▸ **Task to carry out**: From the first line of the data down to and including the line with "const rsiTicks = [0, 50];", copy everything exactly, leaving out pictures.

▸ **Given data**:
****************************************

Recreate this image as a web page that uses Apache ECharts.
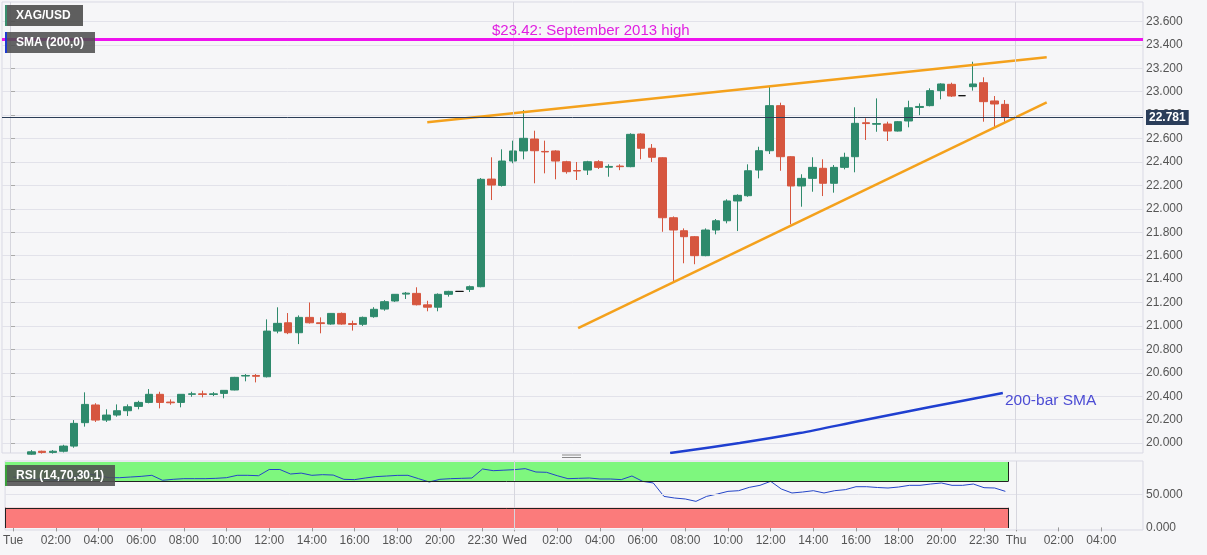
<!DOCTYPE html>
<html>
<head>
<meta charset="utf-8">
<title>XAG/USD</title>
<script src="https://cdn.jsdelivr.net/npm/echarts@6/dist/echarts.min.js"></script>
<style>
  html, body { margin: 0; padding: 0; background: #f6f6f8; }
  #chart { width: 1207px; height: 555px; }
</style>
</head>
<body>
<div id="chart"></div>
<script>
// x axis: bar index of each time label (30 min bars, 22:00 bar missing each day)
const tickBars = [0, 4, 8, 12, 16, 20, 24, 28, 32, 36, 40, 44,
  47, 51, 55, 59, 63, 67, 71, 75, 79, 83, 87, 91, 94, 98, 102];
const tickLabels = ['Tue', '02:00', '04:00', '06:00', '08:00', '10:00', '12:00', '14:00', '16:00', '18:00', '20:00', '22:30',
  'Wed', '02:00', '04:00', '06:00', '08:00', '10:00', '12:00', '14:00', '16:00', '18:00', '20:00', '22:30',
  'Thu', '02:00', '04:00'];
const dayBars = [0, 47, 94];

const priceTicks = [20.0, 20.2, 20.4, 20.6, 20.8, 21.0, 21.2, 21.4, 21.6, 21.8, 22.0,
  22.2, 22.4, 22.6, 22.8, 23.0, 23.2, 23.4, 23.6];
const rsiTicks = [0, 50];

// [open, close, low, high] per bar
const candles = [
  [19.89, 19.90, 19.86, 19.91], [19.90, 19.905, 19.88, 19.912], [19.905, 19.925, 19.90, 19.94], [19.93, 19.92, 19.91, 19.935],
  [19.92, 19.93, 19.91, 19.94], [19.93, 19.974, 19.92, 19.985], [19.974, 20.168, 19.96, 20.196], [20.174, 20.33, 20.14, 20.433],
  [20.325, 20.196, 20.18, 20.34], [20.196, 20.239, 20.18, 20.288], [20.239, 20.276, 20.225, 20.33], [20.276, 20.31, 20.231, 20.33],
  [20.313, 20.347, 20.288, 20.361], [20.347, 20.416, 20.339, 20.461], [20.416, 20.347, 20.296, 20.438], [20.35, 20.344, 20.327, 20.373],
  [20.347, 20.416, 20.305, 20.416], [20.416, 20.42, 20.395, 20.438], [20.42, 20.415, 20.39, 20.447], [20.415, 20.42, 20.401, 20.435],
  [20.424, 20.45, 20.382, 20.45], [20.453, 20.561, 20.45, 20.565], [20.572, 20.577, 20.527, 20.589], [20.577, 20.57, 20.518, 20.589],
  [20.566, 20.956, 20.56, 21.056], [20.956, 21.022, 20.937, 21.159], [21.027, 20.942, 20.93, 21.11], [20.942, 21.073, 20.845, 21.09],
  [21.073, 21.027, 21.02, 21.2], [21.027, 21.02, 20.937, 21.073], [21.016, 21.107, 21.01, 21.11], [21.107, 21.016, 21.01, 21.115],
  [21.02, 21.012, 20.96, 21.045], [21.014, 21.073, 21.0, 21.08], [21.079, 21.142, 21.07, 21.16], [21.144, 21.207, 21.13, 21.22],
  [21.213, 21.27, 21.205, 21.272], [21.272, 21.28, 21.23, 21.29], [21.278, 21.181, 21.175, 21.33], [21.18, 21.16, 21.125, 21.215],
  [21.16, 21.27, 21.125, 21.278], [21.27, 21.295, 21.25, 21.30], [21.295, 21.295, 21.295, 21.295], [21.312, 21.335, 21.29, 21.345],
  [21.335, 22.252, 21.33, 22.263], [22.254, 22.203, 22.075, 22.44], [22.2, 22.408, 22.19, 22.508], [22.408, 22.494, 22.389, 22.582],
  [22.494, 22.602, 22.423, 22.844], [22.596, 22.496, 22.218, 22.667], [22.49, 22.486, 22.303, 22.582], [22.494, 22.408, 22.252, 22.50],
  [22.402, 22.317, 22.30, 22.41], [22.327, 22.323, 22.246, 22.40], [22.331, 22.402, 22.289, 22.41], [22.402, 22.354, 22.34, 22.415],
  [22.355, 22.362, 22.274, 22.38], [22.365, 22.36, 22.33, 22.38], [22.36, 22.636, 22.355, 22.645], [22.639, 22.517, 22.423, 22.645],
  [22.517, 22.44, 22.40, 22.553], [22.436, 21.924, 21.804, 22.44], [21.924, 21.819, 21.377, 21.935], [21.813, 21.762, 21.535, 21.833],
  [21.762, 21.6, 21.527, 21.768], [21.6, 21.819, 21.595, 21.833], [21.819, 21.898, 21.782, 21.913], [21.898, 22.067, 21.876, 22.081],
  [22.067, 22.115, 21.81, 22.124], [22.112, 22.325, 22.103, 22.38], [22.331, 22.496, 22.26, 22.53], [22.496, 22.881, 22.468, 23.043],
  [22.881, 22.445, 22.325, 22.906], [22.445, 22.195, 21.868, 22.45], [22.195, 22.26, 22.018, 22.295], [22.26, 22.354, 22.146, 22.44],
  [22.346, 22.218, 22.109, 22.423], [22.218, 22.354, 22.138, 22.374], [22.354, 22.44, 22.337, 22.479], [22.445, 22.73, 22.312, 22.867],
  [22.735, 22.728, 22.588, 22.773], [22.722, 22.728, 22.658, 22.943], [22.724, 22.664, 22.579, 22.744], [22.664, 22.744, 22.66, 22.75],
  [22.75, 22.863, 22.696, 22.923], [22.866, 22.874, 22.80, 22.90], [22.881, 23.009, 22.875, 23.029], [23.009, 23.066, 22.935, 23.072],
  [23.063, 22.963, 22.955, 23.077], [22.966, 22.966, 22.966, 22.966], [23.043, 23.066, 23.009, 23.256], [23.077, 22.915, 22.744, 23.123],
  [22.921, 22.895, 22.696, 22.963], [22.892, 22.781, 22.744, 22.929]
];

// RSI(14) per bar
const rsi = [77, 76, 74, 73, 72, 73, 78, 82, 79, 76,
  76, 77, 78, 79.6, 72, 73.5, 74.5, 74.5, 74.5, 75,
  76, 79.6, 79.6, 79, 88.5, 88.5, 81.6, 83, 79.6, 80.6,
  80, 73.5, 73, 75.5, 77.6, 78.5, 79.5, 79.6, 74.5, 69.4,
  73.5, 74.5, 75, 75.5, 89.3, 86.7, 87.5, 88.3, 89.8, 84.7,
  84.2, 79, 74.5, 75, 75.5, 74, 74, 73, 78.6, 70.4,
  67.9, 47.4, 44.9, 43.4, 39.8, 47.4, 51, 55.1, 56.1, 61.2,
  64.3, 70.4, 58.7, 52.6, 54.1, 56.1, 52.6, 56.1, 57.7, 62.2,
  62.2, 61, 60.2, 61.7, 64.3, 64.3, 66.3, 67.9, 64.3, 64.3,
  66.3, 60.7, 60.2, 55.1];

// 200-bar SMA, [bar, price] read along the visible part of the line
const sma = [[61.7, 19.915], [68.2, 20.0], [73.8, 20.085], [79.4, 20.188], [86, 20.307], [92.8, 20.427]];
// trend lines, [bar, price]
const trendUpper = [[39.0, 22.739], [96.9, 23.294]];
const trendLower = [[53.1, 20.982], [96.9, 22.909]];
const resistance = 23.447;
const lastPrice = 22.781;

const upColor = '#2e8a6c';
const downColor = '#d6563f';
const fontFam = '"Liberation Sans", Arial, sans-serif';

const chart = echarts.init(document.getElementById('chart'));

const option = {
  animation: false,
  backgroundColor: '#f6f6f8',
  grid: [
    { left: 2, top: 2, width: 1141, height: 451, show: true, borderColor: '#d9d9e4', backgroundColor: 'transparent' },
    { left: 2, top: 461, width: 1141, height: 69, show: true, borderColor: '#d9d9e4', backgroundColor: 'transparent' }
  ],
  xAxis: [
    { type: 'value', gridIndex: 0, min: -0.75, max: 105.9, show: false, splitLine: { show: false } },
    {
      type: 'value', gridIndex: 1, min: -0.75, max: 105.9,
      axisLine: { show: false },
      splitLine: { show: false },
      axisTick: { show: true, customValues: tickBars, length: 4, lineStyle: { color: '#999' } },
      axisLabel: {
        customValues: tickBars,
        formatter: v => tickLabels[tickBars.indexOf(v)],
        color: '#555', fontSize: 12, fontFamily: fontFam, margin: 5
      }
    }
  ],
  yAxis: [
    {
      type: 'value', gridIndex: 0, position: 'right', min: 19.915, max: 23.766,
      axisLine: { show: false },
      axisTick: { show: true, customValues: priceTicks, length: 5, lineStyle: { color: '#aaa' } },
      axisLabel: {
        customValues: priceTicks,
        formatter: v => v.toFixed(3),
        color: '#555', fontSize: 12, fontFamily: fontFam, margin: 3
      },
      splitLine: { show: true, lineStyle: { color: '#e2e2ea' } }
    },
    {
      type: 'value', gridIndex: 1, position: 'right', min: -4, max: 101.5,
      axisLine: { show: false },
      axisTick: { show: true, customValues: rsiTicks, length: 5, lineStyle: { color: '#aaa' } },
      axisLabel: {
        customValues: rsiTicks,
        formatter: v => v.toFixed(3),
        color: '#555', fontSize: 12, fontFamily: fontFam, margin: 3
      },
      splitLine: { show: false }
    }
  ],
  series: [
    {
      name: 'SMA',
      type: 'line',
      xAxisIndex: 0, yAxisIndex: 0,
      data: sma,
      smooth: 0.3,
      symbol: 'none',
      z: 1,
      lineStyle: { color: '#1f3fd0', width: 2.5 },
      markLine: {
        silent: true, symbol: 'none', label: { show: false },
        lineStyle: { color: '#d6d6de', width: 1, type: 'solid' },
        data: dayBars.map(b => ({ xAxis: b }))
      }
    },
    {
      name: 'XAG/USD',
      type: 'candlestick',
      xAxisIndex: 0, yAxisIndex: 0,
      data: candles.map((c, i) => [i, c[0], c[1], c[2], c[3]]),
      encode: { x: 0, y: [1, 2, 3, 4] },
      barWidth: 8,
      z: 3,
      itemStyle: {
        color: upColor, color0: downColor,
        borderColor: upColor, borderColor0: downColor,
        borderColorDoji: '#111', borderWidth: 1
      },
      markLine: {
        silent: true, symbol: 'none',
        data: [
          { yAxis: resistance, lineStyle: { color: '#ee12ee', width: 3, type: 'solid' }, label: { show: false } },
          {
            yAxis: lastPrice,
            lineStyle: { color: '#2b3d57', width: 1, type: 'solid' },
            label: {
              show: true, position: 'end', distance: 3,
              formatter: lastPrice.toFixed(3),
              backgroundColor: '#2a3d5a', color: '#fff', fontWeight: 'bold',
              fontSize: 12, fontFamily: fontFam, padding: [2, 3, 1, 3]
            }
          }
        ]
      }
    },
    {
      name: 'upper trend',
      type: 'line',
      xAxisIndex: 0, yAxisIndex: 0,
      data: trendUpper,
      symbol: 'none', z: 4,
      lineStyle: { color: '#f4a11c', width: 2.5 }
    },
    {
      name: 'lower trend',
      type: 'line',
      xAxisIndex: 0, yAxisIndex: 0,
      data: trendLower,
      symbol: 'none', z: 4,
      lineStyle: { color: '#f4a11c', width: 2.5 }
    },
    {
      name: 'RSI',
      type: 'line',
      xAxisIndex: 1, yAxisIndex: 1,
      data: rsi.map((v, i) => [i, v]),
      symbol: 'none', z: 3,
      lineStyle: { color: '#2445c8', width: 1 },
      markArea: {
        silent: true,
        data: [
          [{ xAxis: -0.75, yAxis: 70, itemStyle: { color: '#7ef77e' } }, { xAxis: 93.25, yAxis: 100 }],
          [{ xAxis: -0.75, yAxis: -1, itemStyle: { color: '#fb7b7b' } }, { xAxis: 93.25, yAxis: 30 }]
        ]
      },
      markLine: {
        silent: true, symbol: 'none', label: { show: false },
        lineStyle: { color: '#222', width: 1, type: 'solid' },
        data: [
          { yAxis: 50, lineStyle: { color: '#e2e2ea' } },
          { xAxis: 47, lineStyle: { color: '#d6d6de' } },
          { xAxis: 94, lineStyle: { color: '#d6d6de' } },
          [{ coord: [-0.75, 70] }, { coord: [93.25, 70] }],
          [{ coord: [-0.75, 30] }, { coord: [93.25, 30] }],
          [{ coord: [93.25, 70] }, { coord: [93.25, 100] }],
          [{ coord: [93.25, -1] }, { coord: [93.25, 30] }],
          [{ coord: [-0.75, -1] }, { coord: [-0.75, 30] }]
        ]
      }
    }
  ],
  graphic: [
    { type: 'rect', z: 100, shape: { x: 5, y: 5, width: 78, height: 21 }, style: { fill: 'rgba(80,80,80,0.92)' } },
    { type: 'rect', z: 101, shape: { x: 5, y: 5, width: 2, height: 21 }, style: { fill: '#3a8f6e' } },
    { type: 'text', z: 101, style: { text: 'XAG/USD', x: 16, y: 16, verticalAlign: 'middle', fill: '#fff', font: 'bold 12px ' + fontFam } },

    { type: 'rect', z: 100, shape: { x: 5, y: 32, width: 90, height: 21 }, style: { fill: 'rgba(80,80,80,0.88)' } },
    { type: 'rect', z: 101, shape: { x: 5, y: 32, width: 2, height: 21 }, style: { fill: '#1f3bd0' } },
    { type: 'text', z: 101, style: { text: 'SMA (200,0)', x: 16, y: 43, verticalAlign: 'middle', fill: '#fff', font: 'bold 12px ' + fontFam } },

    { type: 'rect', z: 100, shape: { x: 5, y: 465, width: 110, height: 21 }, style: { fill: 'rgba(80,80,80,0.88)' } },
    { type: 'rect', z: 101, shape: { x: 5, y: 465, width: 2, height: 21 }, style: { fill: '#3a9f3a' } },
    { type: 'text', z: 101, style: { text: 'RSI (14,70,30,1)', x: 16, y: 476, verticalAlign: 'middle', fill: '#fff', font: 'bold 12px ' + fontFam } },

    { type: 'text', z: 50, style: { text: '$23.42: September 2013 high', x: 492, y: 31, verticalAlign: 'middle', fill: '#e01fe0', font: '15px ' + fontFam } },
    { type: 'text', z: 50, style: { text: '200-bar SMA', x: 1005, y: 401, verticalAlign: 'middle', fill: '#4c4cd4', font: '15.5px ' + fontFam } },

    { type: 'line', z: 50, shape: { x1: 562, y1: 455, x2: 581, y2: 455 }, style: { stroke: '#888', lineWidth: 1 } },
    { type: 'line', z: 50, shape: { x1: 562, y1: 457.5, x2: 581, y2: 457.5 }, style: { stroke: '#888', lineWidth: 1 } }
  ]
};

chart.setOption(option);
</script>
</body>
</html>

****************************************

▸ **Solution below**:
Recreate this image as a web page that uses Apache ECharts.
<!DOCTYPE html>
<html>
<head>
<meta charset="utf-8">
<title>XAG/USD</title>
<script src="https://cdn.jsdelivr.net/npm/echarts@6/dist/echarts.min.js"></script>
<style>
  html, body { margin: 0; padding: 0; background: #f6f6f8; }
  #chart { width: 1207px; height: 555px; }
</style>
</head>
<body>
<div id="chart"></div>
<script>
// x axis: bar index of each time label (30 min bars, 22:00 bar missing each day)
const tickBars = [0, 4, 8, 12, 16, 20, 24, 28, 32, 36, 40, 44,
  47, 51, 55, 59, 63, 67, 71, 75, 79, 83, 87, 91, 94, 98, 102];
const tickLabels = ['Tue', '02:00', '04:00', '06:00', '08:00', '10:00', '12:00', '14:00', '16:00', '18:00', '20:00', '22:30',
  'Wed', '02:00', '04:00', '06:00', '08:00', '10:00', '12:00', '14:00', '16:00', '18:00', '20:00', '22:30',
  'Thu', '02:00', '04:00'];
const dayBars = [0, 47, 94];

const priceTicks = [20.0, 20.2, 20.4, 20.6, 20.8, 21.0, 21.2, 21.4, 21.6, 21.8, 22.0,
  22.2, 22.4, 22.6, 22.8, 23.0, 23.2, 23.4, 23.6];
const rsiTicks = [0, 50];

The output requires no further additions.